There aren’t usually too many early July trips to the Mount Zirkel Wilderness Area, and this year wasn’t any different. In fact, much of the area is still under snow.

Devil’s Causeway, one of the most popular hikes in the Flat Tops Wilderness Area, isn’t ready, either.

“It’s still winter at Mica Lake,” White-Crane said, citing a popular Mount Zirkel-area hike. “My husband bumped into people coming down and they were carrying skis and snowshoes.”

Other areas were so affected by the powerful runoff they were rendered inaccessible. A log long used to cross Gold Creek in the Zirkel Wilderness was washed out.

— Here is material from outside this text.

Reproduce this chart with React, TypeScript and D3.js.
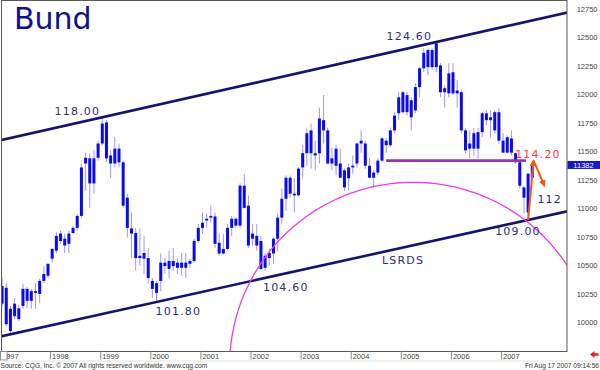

As long as that water remains high, Gold Creek Lake and Mount Zirkel itself are unattainable.

Two other trail bridges were washed away on the Continental Divide Trail, 1101.

“It just shows you how much water came off,” Foster said. “We’re working on some re-routes so people can still use those trails.”

Options aplenty

So what’s a hiker to do, besides wear out Mad Creek Trail?

The high country should open up in the next couple weeks, about three weeks after normal. In the meantime, there are options, the experts insisted, all of them lower-elevation hikes, trails from which the snow is already long gone.

“Mad Creek, Red Dirt, Sarvis Creek, all those lower trails, the flowers have been absolutely gorgeous,” Yampatika naturalist Karen Vail said.

Many areas of wild flowers may have already reached their peak and wilted. This year, of course, they’re about three weeks behind, making late-July hikes unusually enticing.

Another option is getting out of town, specifically to the west.

White-Crane pointed to a hike in California Park, a trail to Sugar Loaf Mountain on Trail 1144, the only one in her 108-trip guide to lead readers to the area north of Hayden. It’s a good drive from Steamboat — the trailhead is about 50 miles away — but, thanks to a lower elevation, it’s dry and ready.

“I only covered that one trail in the book, but it’s a big area,” she said, flipping through her own book looking for solutions to a problem that has plagued hikers this summer.

She paused to read aloud what she’d written a decade ago about the Sugar Loaf Mountain trip.

“God willing,” she read, “I intend to make this hike again some day, when I have lots of time, a good lunch, a camera and a book about beavers. I will sit quietly for a couple of hours at the beautiful ponds, reading and observing.”

She snapped back out of the book, back to 2011.

“I never did that,” she said with a hint of disappointment. “I’m going to now. This season, what else is there to do?”